6100 sayılı Hukuk Muhakemeleri Kanunu"nun 359. maddesinde; ""(1) Karar aşağıdaki hususları içerir: (a) Kararı veren bölge adliye mahkemesi hukuk dairesi ile başkan, üyeler ve zabıt kâtibinin ad ve soyadları, sicil numaraları, (b) Tarafların ve davaya ilk derece mahkemesinde müdahil olarak katılanların kimlikleri ile Türkiye Cumhuriyeti kimlik numarası, varsa kanuni temsilci ve vekillerinin adı, soyadı ve adresleri, (c) Tarafların iddia ve savunmalarının özeti, (ç) İlk derece mahkemesi kararının özeti, (d) İleri sürülen istinaf sebepleri, (e) Taraflar arasında uyuşmazlık konusu olan veya olmayan hususlarla bunlara ilişkin delillerin tartışması, ret ve üstün tutma sebepleri, sabit görülen vakıalarla bunlardan çıkarılan sonuç ve hukuki sebep, (f) Hüküm sonucu ile varsa kanun yolu ve süresi, (g) Kararın verildiği tarih, başkan ve üyeler ile zabıt kâtibinin imzaları, (ğ) Gerekçeli kararın yazıldığı tarihi, (2) Hükmün sonuç kısmında, gerekçeye ait herhangi bir söz tekrar edilmeksizin, taleplerden her biri hakkında verilen hükümle, taraflara yüklenen borç ve tanınan hakların, sıra numarası altında, açık, şüphe ve tereddüt uyandırmayacak şekilde gösterilmesi gereklidir."" düzenlenmesine, aynı kanunun 360. maddesinde ise; ""(1) Bu Bölümde aksine hüküm bulunmayan hâllerde, ilk derece mahkemesinde uygulanan yargılama usulü, bölge adliye mahkemesinde de uygulanır."" düzenlemesine yer verilmiştir.
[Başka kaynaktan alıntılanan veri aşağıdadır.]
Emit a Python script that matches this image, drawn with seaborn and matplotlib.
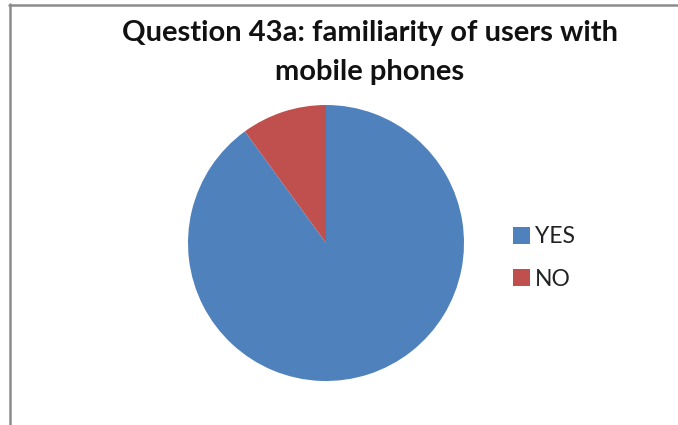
import matplotlib
matplotlib.use("Agg")
import matplotlib.pyplot as plt
from matplotlib.lines import Line2D
from matplotlib.patches import Patch
import seaborn as sns

# Survey answers (percent of respondents)
categories = ["YES", "NO"]
shares = [90, 10]
colors = ["#4F81BD", "#C0504D"]

sns.set_theme(style="white")
plt.rcParams["font.family"] = ["Lato", "DejaVu Sans"]

W, H = 678, 425
fig = plt.figure(figsize=(W / 100, H / 100), dpi=100)
fig.patch.set_facecolor("white")

# Pie area in pixel units
cx, cy, r = 326, 243, 138
ax = fig.add_axes([(cx - r) / W, (H - cy - r) / H, 2 * r / W, 2 * r / H])
wedges, _ = ax.pie(shares, colors=colors, startangle=90, counterclock=False,
                   wedgeprops=dict(linewidth=0), radius=1.0)
ax.set_xlim(-1, 1)
ax.set_ylim(-1, 1)
ax.set_aspect("equal")
ax.axis("off")

fig.text(370 / W, 1 - 41 / H, "Question 43a: familiarity of users with",
         ha="center", va="baseline", fontsize=21, fontweight="bold", color="#111111")
fig.text(370 / W, 1 - 80 / H, "mobile phones",
         ha="center", va="baseline", fontsize=21, fontweight="bold", color="#111111")

handles = [Patch(facecolor=c, edgecolor="none", label=lab) for c, lab in zip(colors, categories)]
fig.legend(handles=handles, loc="center left", bbox_to_anchor=(513 / W, 1 - 258 / H),
           frameon=False, fontsize=16.5, handlelength=0.75, handleheight=0.75,
           handletextpad=0.2, labelspacing=0.95, borderpad=0, borderaxespad=0,
           labelcolor="#222222")

# Frame along the top and left edges
fig.add_artist(Line2D([9 / W, 1], [1 - 4.5 / H, 1 - 4.5 / H], color="#8c8c8c", linewidth=1.8))
fig.add_artist(Line2D([9.5 / W, 9.5 / W], [0, 1 - 4 / H], color="#8c8c8c", linewidth=1.8))

fig.savefig("out.png", dpi=100, facecolor="white")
Şu durumda; Bölge Adliye Mahkemesinin yargı yolunun caiz olmaması ve dava şartı yokluğu nedeniyle usulden reddine dair vermiş olduğu kararın Dairemizce yukarıda yazılı gerekçe ile bozulması üzerine Bölge Adliye Mahkemesi tarafından bozma doğrultusunda 6100 sayılı HMK"nın 359. ve 360. maddesi gözetilerek yeniden hüküm tesis edilmesi gerekirken davacının istinaf başvurusunun esastan reddi yönünde karar verilmiş olması doğru değildir. Açıklanan nedenlerle sair hususlar incelenmeksizin Bölge Adliye Mahkemesi kararının bozulması gerekmiştir.
SONUÇ: Yukarıda açıklanan nedenlerle; temyiz olunan Bölge Adliye Mahkemesi kararının HMK 371. maddesi gereğince BOZULMASINA, bozma nedenine göre diğer temyiz itirazlarının incelenmesine yer olmadığına, dosyanın Bölge Adliye Mahkemesine GÖNDERİLMESİNE ve peşin alınan harcın istek halinde geri verilmesine 15/10/2019 gününde oy birliğiyle karar verildi.